Thank you for the clarification, and I apologize for my misrepresentation.
-Adrian
On 4/29/2011 10:00 AM, David E Jones wrote:
On Apr 26, 2011, at 12:31 PM, Adrian Crum wrote:
I like the idea of working with the current community to get a consensus on
these things and then loosely enforcing them. I keep holding out hope that the
desire to produce a quality product will increase.
I understand your viewpoint of just starting over with new code and new
community members. At first glance that seems attractive. But it seems to me
that's like curing cancer by executing the patient.
No, I don't think you do understand it. The last time you represented "my"
viewpoint this way I responded with how what you described was different. I'll do it
again here.
My goal is not to get rid of the community, my goal is to split the community
to various sub-communities involved in different projects which make up an
ecosystem of projects based on the same framework and data model, as opposed to
a single project for everything.
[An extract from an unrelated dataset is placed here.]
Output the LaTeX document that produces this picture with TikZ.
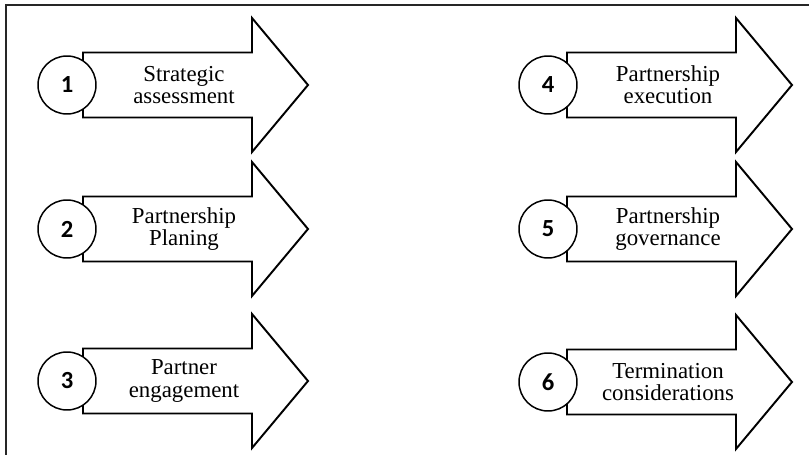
\documentclass[tikz,border=0pt]{standalone}
\usepackage{fontspec}
\setmainfont{Liberation Serif}
\newfontfamily\numfont{Carlito}
\usepackage{tikz}
\usetikzlibrary{positioning}

% one stage arrow, given its left end (x,y) in pixel units
\newcommand{\stagearrow}[2]{%
  \draw[stage] (#1,#2) ++(0,-32.5) -- ++(169,0) -- ++(0,-34.5) -- ++(56,67)
    -- ++(-56,67) -- ++(0,-34.5) -- ++(-169,0) -- cycle;}

\begin{document}
\begin{tikzpicture}[x=0.02cm,y=-0.02cm,
    stage/.style={draw=black,fill=white,line width=1.1pt,line join=miter},
    num/.style={circle,draw=black,fill=white,line width=0.85pt,minimum size=1.16cm,
      inner sep=0pt,font=\numfont\bfseries\fontsize{14}{14}\selectfont},
    lbl/.style={align=center,font=\fontsize{13}{12.6}\selectfont},
    frame/.style={draw=black!85,line width=1.1pt}]
  \useasboundingbox (0,0) rectangle (809,455);
  \draw[frame] (6,455) -- (6,5) -- (809,5);

  % left column
  \stagearrow{83}{85}
  \node[num] (n1) at (67,85) {1};
  \node[lbl] (t1) at (184,85) {Strategic\\assessment};
  \stagearrow{83}{229}
  \node[num] (n2) at (67,229) {2};
  \node[lbl] (t2) at (184,229) {Partnership\\Planing};
  \stagearrow{83}{381}
  \node[num] (n3) at (67,381) {3};
  \node[lbl] (t3) at (184,381) {Partner\\engagement};

  % right column
  \stagearrow{567}{85}
  \node[num] (n4) at (548,85) {4};
  \node[lbl] (t4) at (668,85) {Partnership\\execution};
  \stagearrow{567}{229}
  \node[num] (n5) at (548,229) {5};
  \node[lbl] (t5) at (668,229) {Partnership\\governance};
  \stagearrow{567}{382}
  \node[num] (n6) at (548,382) {6};
  \node[lbl] (t6) at (668,382) {Termination\\considerations};
\end{tikzpicture}
\end{document}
This will reduce conflict and encourage people
to try different ideas with end-users in the position to choose between them
based on what works best for them.
A distributed community, as opposed to a centralized community, would allow many more people to get
involved with much less conflict than our current rather small community. The point is not to
exclude people or get rid of a community, the point is to enable more people to get involved and
move it more towards a "free market" structure as opposed to the current "central
planning" type of structure that OFBiz operates under.